- _What is asked_:
Carry none of the pictures over; set down the material below exactly.

** start of Source excerpt **

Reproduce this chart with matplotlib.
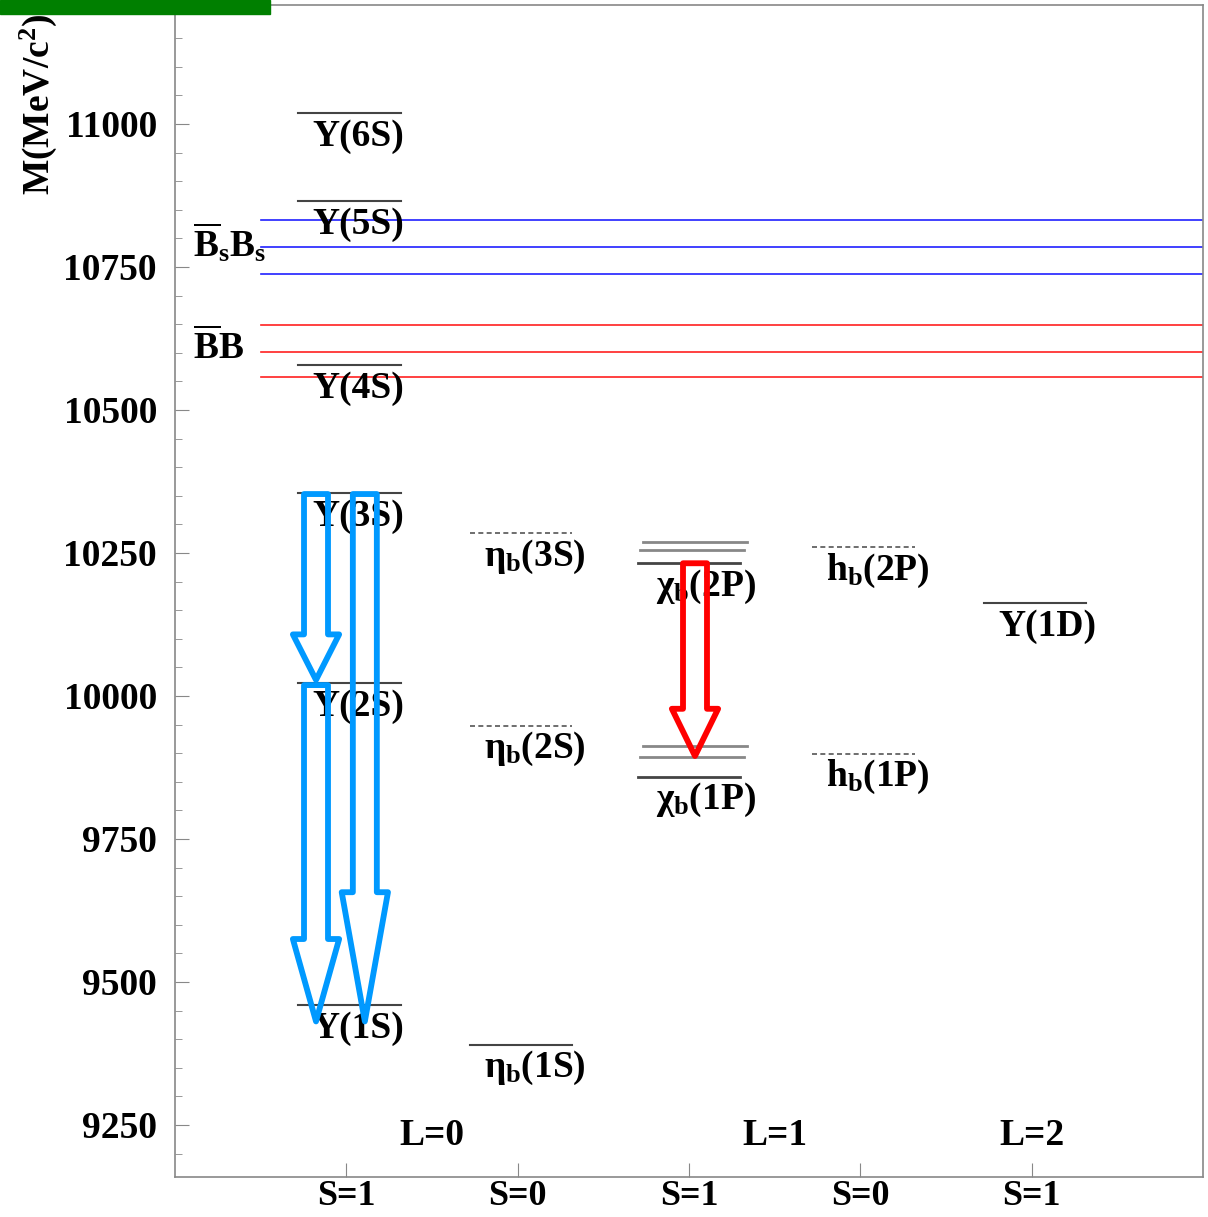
import matplotlib.pyplot as plt
from matplotlib.patches import Polygon, Rectangle

plt.rcParams['font.family'] = ['Liberation Serif', 'DejaVu Serif']
plt.rcParams['font.weight'] = 'bold'
plt.rcParams['mathtext.fontset'] = 'custom'
plt.rcParams['mathtext.rm'] = 'Liberation Serif:bold'
plt.rcParams['mathtext.it'] = 'Liberation Serif'
plt.rcParams['mathtext.bf'] = 'Liberation Serif:bold'

# bottomonium levels (MeV)
ups_names = ['Υ(1S)', 'Υ(2S)', 'Υ(3S)', 'Υ(4S)', 'Υ(5S)', 'Υ(6S)']
ups_mass = [9460, 10023, 10355, 10579, 10865, 11019]

etab_names = [r'$\eta_\mathbf{b}\mathbf{(1S)}$', r'$\eta_\mathbf{b}\mathbf{(2S)}$',
              r'$\eta_\mathbf{b}\mathbf{(3S)}$']
etab_mass = [9390, 9948, 10285]
etab_seen = [True, False, False]

chib_names = [r'$\chi_\mathbf{b}\mathbf{(1P)}$', r'$\chi_\mathbf{b}\mathbf{(2P)}$']
chib_mass = [[9859, 9893, 9912], [10232, 10255, 10269]]

hb_names = [r'$\mathbf{h_b(1P)}$', r'$\mathbf{h_b(2P)}$']
hb_mass = [9899, 10260]

ups1d_name = 'Υ(1D)'
ups1d_mass = 10163

# open-flavour thresholds
bsbs_thr = [10737, 10785, 10832]
bb_thr = [10558, 10601, 10649]

# transitions: (x, from, to)
blue_arrows = [(0.823, 10353, 10028), (1.108, 10353, 9431), (0.823, 10019, 9431)]
red_arrows = [(3.035, 10232, 9895)]

xticks = [1, 2, 3, 4, 5]
xticklabels = ['S=1', 'S=0', 'S=1', 'S=0', 'S=1']
l_pos = [1.5, 3.5, 5.0]
l_labels = ['L=0', 'L=1', 'L=2']

fig = plt.figure(figsize=(12.08, 12.17), dpi=100)
ax = fig.add_axes([175 / 1208, 40 / 1217, 1028 / 1208, 1172 / 1217])
ax.set_xlim(0, 6)
ax.set_ylim(9159, 11208)

FS = 27
lvl_kw = dict(color='#444444', lw=1.5)
off = 41  # label drop below level


def level(xc, m, **kw):
    ax.plot([xc - 0.28, xc + 0.32], [m, m], **kw)


for name, m in zip(ups_names, ups_mass):
    level(1, m, **lvl_kw)
    ax.text(1.07, m - off, name, ha='center', va='center', fontsize=FS)

for name, m, seen in zip(etab_names, etab_mass, etab_seen):
    if seen:
        level(2, m, **lvl_kw)
    else:
        level(2, m, color='#555555', lw=1.2, ls=(0, (3, 2)))
    ax.text(2.1, m - off, name, ha='center', va='center', fontsize=FS)

for name, ms in zip(chib_names, chib_mass):
    for j, m in enumerate(ms):
        col = '#444444' if j == 0 else '#888888'
        ax.plot([2.70 + 0.015 * j, 3.30 + 0.02 * j], [m, m], color=col, lw=2.0)
    ax.text(3.1, ms[0] - off, name, ha='center', va='center', fontsize=FS)

for name, m in zip(hb_names, hb_mass):
    level(4, m, color='#555555', lw=1.2, ls=(0, (3, 2)))
    ax.text(4.1, m - off, name, ha='center', va='center', fontsize=FS)

level(5, ups1d_mass, **lvl_kw)
ax.text(5.09, ups1d_mass - off, ups1d_name, ha='center', va='center', fontsize=FS)

for m in bsbs_thr:
    ax.plot([0.5, 6], [m, m], color='#2020ff', lw=1.2)
for m in bb_thr:
    ax.plot([0.5, 6], [m, m], color='#ff2020', lw=1.2)
ax.text(0.105, 10792, r'$\overline{\mathbf{B}}_\mathbf{s}\mathbf{B}_\mathbf{s}$',
        ha='left', va='center', fontsize=FS)
ax.text(0.105, 10608, r'$\overline{\mathbf{B}}\mathbf{B}$', ha='left', va='center',
        fontsize=FS)


def hollow_arrow(x, m0, m1, color):
    hw, HW = 0.07, 0.135
    hl = 0.245 * (m0 - m1)
    pts = [(x - hw, m0), (x + hw, m0), (x + hw, m1 + hl), (x + HW, m1 + hl),
           (x, m1), (x - HW, m1 + hl), (x - hw, m1 + hl)]
    ax.add_patch(Polygon(pts, closed=True, fill=False, edgecolor=color,
                         lw=4.2, joinstyle='round', zorder=5))


for x, m0, m1 in blue_arrows:
    hollow_arrow(x, m0, m1, '#0099ff')
for x, m0, m1 in red_arrows:
    hollow_arrow(x, m0, m1, '#ff0000')

for x, lab in zip(l_pos, l_labels):
    ax.text(x, 9231, lab, ha='center', va='center', fontsize=FS)

# axes styling
for s in ax.spines.values():
    s.set_color('#888888')
    s.set_linewidth(1.2)
ax.set_xticks(xticks)
ax.set_xticklabels(xticklabels)
ax.set_yticks(range(9250, 11001, 250))
ax.set_yticks(range(9200, 11201, 50), minor=True)
ax.tick_params(axis='x', direction='in', length=10, color='#888888',
               labelsize=26, pad=2)
ax.tick_params(axis='y', which='major', direction='in', length=10,
               color='#888888', labelsize=FS, pad=13)
ax.tick_params(axis='y', which='minor', direction='in', length=5, color='#888888')
for lab in ax.get_xticklabels() + ax.get_yticklabels():
    lab.set_fontweight('bold')

fig.text(38 / 1208, 1 - 14 / 1217, r'$\mathbf{M(MeV/c^{2})}$', rotation=90,
         ha='center', va='top', fontsize=FS)
fig.patches.append(Rectangle((0, 1 - 14 / 1217), 270 / 1208, 14 / 1217,
                             transform=fig.transFigure, color='#007f00', zorder=10))

fig.savefig('out.png', dpi=100)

** end of Source excerpt **

- _Task result_:
Reproduce this chart with matplotlib.
import matplotlib.pyplot as plt
from matplotlib.patches import Polygon, Rectangle

plt.rcParams['font.family'] = ['Liberation Serif', 'DejaVu Serif']
plt.rcParams['font.weight'] = 'bold'
plt.rcParams['mathtext.fontset'] = 'custom'
plt.rcParams['mathtext.rm'] = 'Liberation Serif:bold'
plt.rcParams['mathtext.it'] = 'Liberation Serif'
plt.rcParams['mathtext.bf'] = 'Liberation Serif:bold'

# bottomonium levels (MeV)
ups_names = ['Υ(1S)', 'Υ(2S)', 'Υ(3S)', 'Υ(4S)', 'Υ(5S)', 'Υ(6S)']
ups_mass = [9460, 10023, 10355, 10579, 10865, 11019]

etab_names = [r'$\eta_\mathbf{b}\mathbf{(1S)}$', r'$\eta_\mathbf{b}\mathbf{(2S)}$',
              r'$\eta_\mathbf{b}\mathbf{(3S)}$']
etab_mass = [9390, 9948, 10285]
etab_seen = [True, False, False]

chib_names = [r'$\chi_\mathbf{b}\mathbf{(1P)}$', r'$\chi_\mathbf{b}\mathbf{(2P)}$']
chib_mass = [[9859, 9893, 9912], [10232, 10255, 10269]]

hb_names = [r'$\mathbf{h_b(1P)}$', r'$\mathbf{h_b(2P)}$']
hb_mass = [9899, 10260]

ups1d_name = 'Υ(1D)'
ups1d_mass = 10163

# open-flavour thresholds
bsbs_thr = [10737, 10785, 10832]
bb_thr = [10558, 10601, 10649]

# transitions: (x, from, to)
blue_arrows = [(0.823, 10353, 10028), (1.108, 10353, 9431), (0.823, 10019, 9431)]
red_arrows = [(3.035, 10232, 9895)]

xticks = [1, 2, 3, 4, 5]
xticklabels = ['S=1', 'S=0', 'S=1', 'S=0', 'S=1']
l_pos = [1.5, 3.5, 5.0]
l_labels = ['L=0', 'L=1', 'L=2']

fig = plt.figure(figsize=(12.08, 12.17), dpi=100)
ax = fig.add_axes([175 / 1208, 40 / 1217, 1028 / 1208, 1172 / 1217])
ax.set_xlim(0, 6)
ax.set_ylim(9159, 11208)

FS = 27
lvl_kw = dict(color='#444444', lw=1.5)
off = 41  # label drop below level


def level(xc, m, **kw):
    ax.plot([xc - 0.28, xc + 0.32], [m, m], **kw)


for name, m in zip(ups_names, ups_mass):
    level(1, m, **lvl_kw)
    ax.text(1.07, m - off, name, ha='center', va='center', fontsize=FS)

for name, m, seen in zip(etab_names, etab_mass, etab_seen):
    if seen:
        level(2, m, **lvl_kw)
    else:
        level(2, m, color='#555555', lw=1.2, ls=(0, (3, 2)))
    ax.text(2.1, m - off, name, ha='center', va='center', fontsize=FS)

for name, ms in zip(chib_names, chib_mass):
    for j, m in enumerate(ms):
        col = '#444444' if j == 0 else '#888888'
        ax.plot([2.70 + 0.015 * j, 3.30 + 0.02 * j], [m, m], color=col, lw=2.0)
    ax.text(3.1, ms[0] - off, name, ha='center', va='center', fontsize=FS)

for name, m in zip(hb_names, hb_mass):
    level(4, m, color='#555555', lw=1.2, ls=(0, (3, 2)))
    ax.text(4.1, m - off, name, ha='center', va='center', fontsize=FS)

level(5, ups1d_mass, **lvl_kw)
ax.text(5.09, ups1d_mass - off, ups1d_name, ha='center', va='center', fontsize=FS)

for m in bsbs_thr:
    ax.plot([0.5, 6], [m, m], color='#2020ff', lw=1.2)
for m in bb_thr:
    ax.plot([0.5, 6], [m, m], color='#ff2020', lw=1.2)
ax.text(0.105, 10792, r'$\overline{\mathbf{B}}_\mathbf{s}\mathbf{B}_\mathbf{s}$',
        ha='left', va='center', fontsize=FS)
ax.text(0.105, 10608, r'$\overline{\mathbf{B}}\mathbf{B}$', ha='left', va='center',
        fontsize=FS)


def hollow_arrow(x, m0, m1, color):
    hw, HW = 0.07, 0.135
    hl = 0.245 * (m0 - m1)
    pts = [(x - hw, m0), (x + hw, m0), (x + hw, m1 + hl), (x + HW, m1 + hl),
           (x, m1), (x - HW, m1 + hl), (x - hw, m1 + hl)]
    ax.add_patch(Polygon(pts, closed=True, fill=False, edgecolor=color,
                         lw=4.2, joinstyle='round', zorder=5))


for x, m0, m1 in blue_arrows:
    hollow_arrow(x, m0, m1, '#0099ff')
for x, m0, m1 in red_arrows:
    hollow_arrow(x, m0, m1, '#ff0000')

for x, lab in zip(l_pos, l_labels):
    ax.text(x, 9231, lab, ha='center', va='center', fontsize=FS)

# axes styling
for s in ax.spines.values():
    s.set_color('#888888')
    s.set_linewidth(1.2)
ax.set_xticks(xticks)
ax.set_xticklabels(xticklabels)
ax.set_yticks(range(9250, 11001, 250))
ax.set_yticks(range(9200, 11201, 50), minor=True)
ax.tick_params(axis='x', direction='in', length=10, color='#888888',
               labelsize=26, pad=2)
ax.tick_params(axis='y', which='major', direction='in', length=10,
               color='#888888', labelsize=FS, pad=13)
ax.tick_params(axis='y', which='minor', direction='in', length=5, color='#888888')
for lab in ax.get_xticklabels() + ax.get_yticklabels():
    lab.set_fontweight('bold')

fig.text(38 / 1208, 1 - 14 / 1217, r'$\mathbf{M(MeV/c^{2})}$', rotation=90,
         ha='center', va='top', fontsize=FS)
fig.patches.append(Rectangle((0, 1 - 14 / 1217), 270 / 1208, 14 / 1217,
                             transform=fig.transFigure, color='#007f00', zorder=10))

fig.savefig('out.png', dpi=100)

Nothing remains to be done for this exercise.